Where the data below has the string "page", return the whole line.

## DATASET SECTION

-----

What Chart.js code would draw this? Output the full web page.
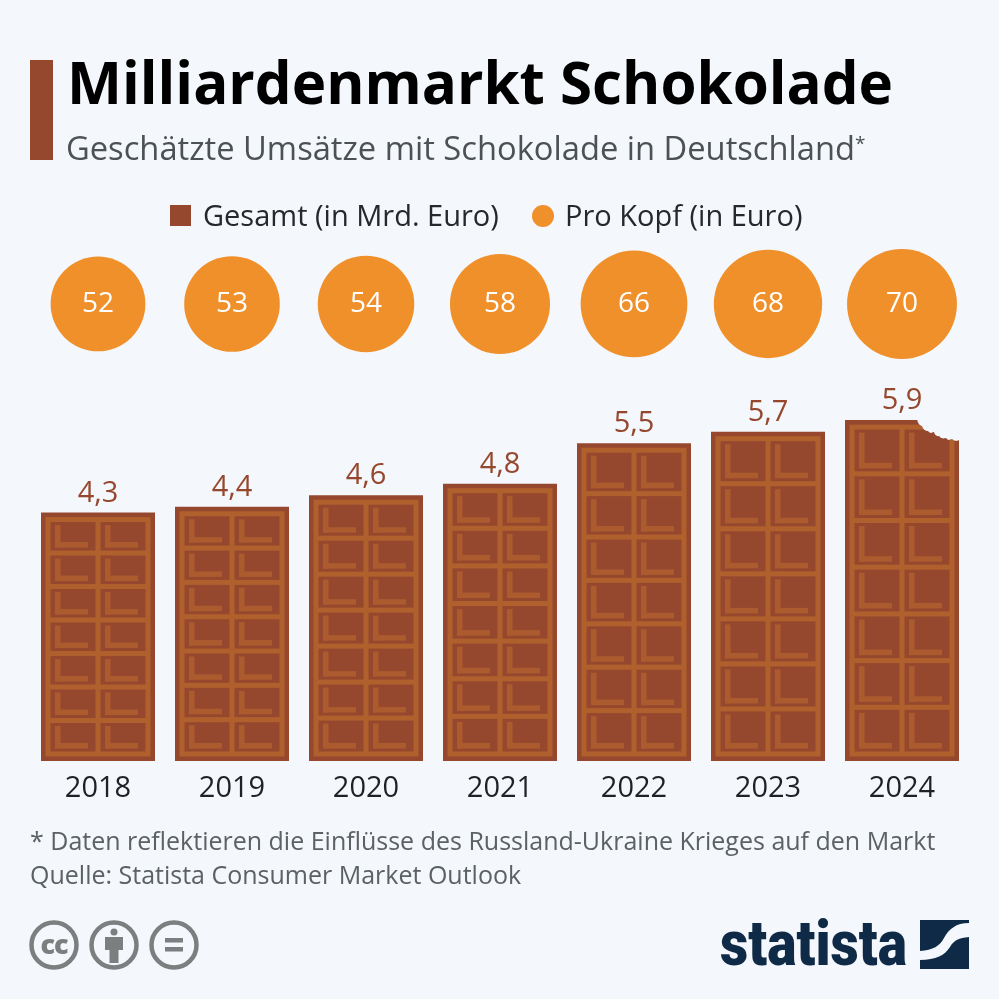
<!DOCTYPE html>
<html lang="de">
<head>
<meta charset="utf-8">
<script src="https://cdn.jsdelivr.net/npm/chart.js@4"></script>
<style>
  body { margin: 0; background: #f4f7fb; font-family: "Open Sans", sans-serif; }
  #page { position: relative; width: 999px; height: 999px; overflow: hidden; }
  #chart { position: absolute; left: 0; top: 0; }
  .txt { position: absolute; white-space: nowrap; line-height: 1; }
  #accent { position: absolute; left: 30px; top: 60px; width: 23px; height: 100px; background: #96482f; }
  #title { left: 67px; top: 53px; font-size: 58.3px; font-weight: 700; color: #000; }
  #subtitle { left: 66px; top: 132px; font-size: 32.7px; color: #4c5155; }
  #subtitle sup { font-size: 19px; line-height: 0; vertical-align: 10px; }
  .legend-text { top: 200px; font-size: 29px; color: #26292c; }
  .foot { left: 30px; font-size: 25px; color: #5c6165; }
  #logo { left: 720px; top: 912px; font-family: "Roboto", sans-serif; font-weight: 900; font-size: 63px; color: #0f2a47; transform-origin: left top; transform: scaleX(0.875); }
</style>
</head>
<body>
<div id="page">
  <canvas id="chart" width="999" height="999"></canvas>
  <div id="accent"></div>
  <div class="txt" id="title">Milliardenmarkt Schokolade</div>
  <div class="txt" id="subtitle">Geschätzte Umsätze mit Schokolade in Deutschland<sup>*</sup></div>

  <div style="position:absolute;left:170px;top:205px;width:21px;height:21px;background:#96482f"></div>
  <div class="txt legend-text" style="left:203px">Gesamt (in Mrd. Euro)</div>
  <div style="position:absolute;left:532px;top:205px;width:22px;height:22px;border-radius:50%;background:#f0902b"></div>
  <div class="txt legend-text" style="left:565px">Pro Kopf (in Euro)</div>

  <div class="txt foot" style="top:828px">* Daten reflektieren die Einflüsse des Russland-Ukraine Krieges auf den Markt</div>
  <div class="txt foot" style="top:862px">Quelle: Statista Consumer Market Outlook</div>

  <svg style="position:absolute;left:28px;top:920px" width="175" height="52" viewBox="0 0 175 52">
    <g fill="none" stroke="#7b7f80" stroke-width="4.5">
      <circle cx="26" cy="25" r="22.5"/>
      <circle cx="86" cy="25" r="22.5"/>
      <circle cx="146" cy="25" r="22.5"/>
    </g>
    <text x="26" y="34" text-anchor="middle" font-family="Open Sans" font-weight="800" font-size="27" fill="#7b7f80" letter-spacing="-1">cc</text>
    <g fill="#7b7f80">
      <circle cx="86" cy="12" r="3.5"/>
      <path d="M77 17h18v13h-4.5v13h-9V30H77z"/>
      <rect x="137" y="18" width="18" height="4.5"/>
      <rect x="137" y="27" width="18" height="4.5"/>
    </g>
  </svg>

  <div class="txt" id="logo">statista</div>
  <svg style="position:absolute;left:920px;top:920px" width="50" height="50" viewBox="0 0 50 50">
    <path fill="#0f2a47" d="M0 0H49V3C36 3 29 9 24 18C20 26 13 30 0 31Z"/>
    <path fill="#0f2a47" d="M49 17V49H0V40C16 40 25 35 30 27C34 20 39 18 49 17Z"/>
  </svg>
</div>

<script>
const anos = ['2018', '2019', '2020', '2021', '2022', '2023', '2024'];
const gesamt = [4.3, 4.4, 4.6, 4.8, 5.5, 5.7, 5.9];
const proKopf = [52, 53, 54, 58, 66, 68, 70];

const corFundo = '#f4f7fb';
const corEscura = '#96482f';
const corClara = '#b0602d';
const corRelevo = '#ab5b2e';
const corLaranja = '#f0902b';

const linhaBolhas = 7.91;
const escalaBolha = 6.57;

// desenha as barras como tabletes de chocolate
function desenharTablete(ctx, x, y, w, h) {
  const borda = 4.5, faixa = 5, div = 5;
  const colunas = 2, linhas = 7;

  ctx.fillStyle = corClara;
  ctx.fillRect(x + borda, y + borda, w - 2 * borda, h - 2 * borda);

  const cw = (w - 2 * borda - 2 * faixa - div) / colunas;
  const ch = (h - 2 * borda - 2 * faixa - (linhas - 1) * div) / linhas;

  for (let l = 0; l < linhas; l++) {
    for (let c = 0; c < colunas; c++) {
      const cx = x + borda + faixa + c * (cw + div);
      const cy = y + borda + faixa + l * (ch + div);
      ctx.fillStyle = corEscura;
      ctx.fillRect(cx, cy, cw, ch);
      ctx.fillStyle = corRelevo;
      ctx.fillRect(cx + 4.5, cy + 3, 5.5, ch - 6);
      ctx.fillRect(cx + 4.5, cy + ch - 8.5, cw - 12, 5.5);
    }
  }
}

const pluginChocolate = {
  id: 'chocolate',
  afterDatasetsDraw(chart) {
    const ctx = chart.ctx;
    const barras = chart.getDatasetMeta(0).data;
    barras.forEach((b, i) => {
      const w = b.width, h = b.base - b.y;
      desenharTablete(ctx, b.x - w / 2, b.y, w, h);

      ctx.fillStyle = corEscura;
      ctx.font = '500 29px "Open Sans"';
      ctx.textAlign = 'center';
      ctx.textBaseline = 'middle';
      ctx.fillText(String(gesamt[i]).replace('.', ','), b.x, b.y - 19);
    });

    // mordida no ultimo tablete
    const ult = barras[barras.length - 1];
    const dir = ult.x + ult.width / 2 + 1, topo = ult.y - 1;
    const recorte = [[-43, 0], [-38, 7], [-32, 12], [-26, 13], [-21, 17], [-14, 19], [-8, 20], [0, 21]];
    ctx.fillStyle = corFundo;
    ctx.beginPath();
    ctx.moveTo(dir + recorte[0][0], topo + recorte[0][1]);
    for (let i = 1; i < recorte.length; i++) {
      const [ax, ay] = recorte[i - 1];
      const [bx, by] = recorte[i];
      ctx.quadraticCurveTo(dir + (ax + bx) / 2 - 1.5, topo + (ay + by) / 2 + 2.5, dir + bx, topo + by);
    }
    ctx.lineTo(dir, topo);
    ctx.closePath();
    ctx.fill();

    // valores dentro das bolhas
    chart.getDatasetMeta(1).data.forEach((p, i) => {
      ctx.fillStyle = '#ffffff';
      ctx.font = '500 28px "Open Sans"';
      ctx.textAlign = 'center';
      ctx.textBaseline = 'middle';
      ctx.fillText(String(proKopf[i]), p.x, p.y);
    });
  }
};

new Chart(document.getElementById('chart'), {
  data: {
    labels: anos,
    datasets: [
      {
        type: 'bar',
        label: 'Gesamt (in Mrd. Euro)',
        data: gesamt,
        backgroundColor: corEscura,
        categoryPercentage: 1,
        barPercentage: 114 / 134
      },
      {
        type: 'bubble',
        label: 'Pro Kopf (in Euro)',
        data: anos.map((a, i) => ({ x: a, y: linhaBolhas, r: Math.sqrt(proKopf[i]) * escalaBolha })),
        backgroundColor: corLaranja,
        borderWidth: 0
      }
    ]
  },
  options: {
    responsive: false,
    animation: false,
    layout: { autoPadding: false, padding: { left: 31, right: 30, top: 241, bottom: 0 } },
    plugins: { legend: { display: false }, tooltip: { enabled: false } },
    scales: {
      x: {
        type: 'category',
        offset: true,
        grid: { display: false },
        border: { display: false },
        afterFit(scale) { scale.height = 238; },
        ticks: { color: '#1f2225', font: { family: 'Open Sans', size: 29 }, padding: 2, maxRotation: 0 }
      },
      y: { display: false, min: 0, max: 9 }
    }
  },
  plugins: [pluginChocolate]
});
</script>
</body>
</html>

-----

## TASK SOLUTION
What Chart.js code would draw this? Output the full web page.
  #page { position: relative; width: 999px; height: 999px; overflow: hidden; }
<div id="page">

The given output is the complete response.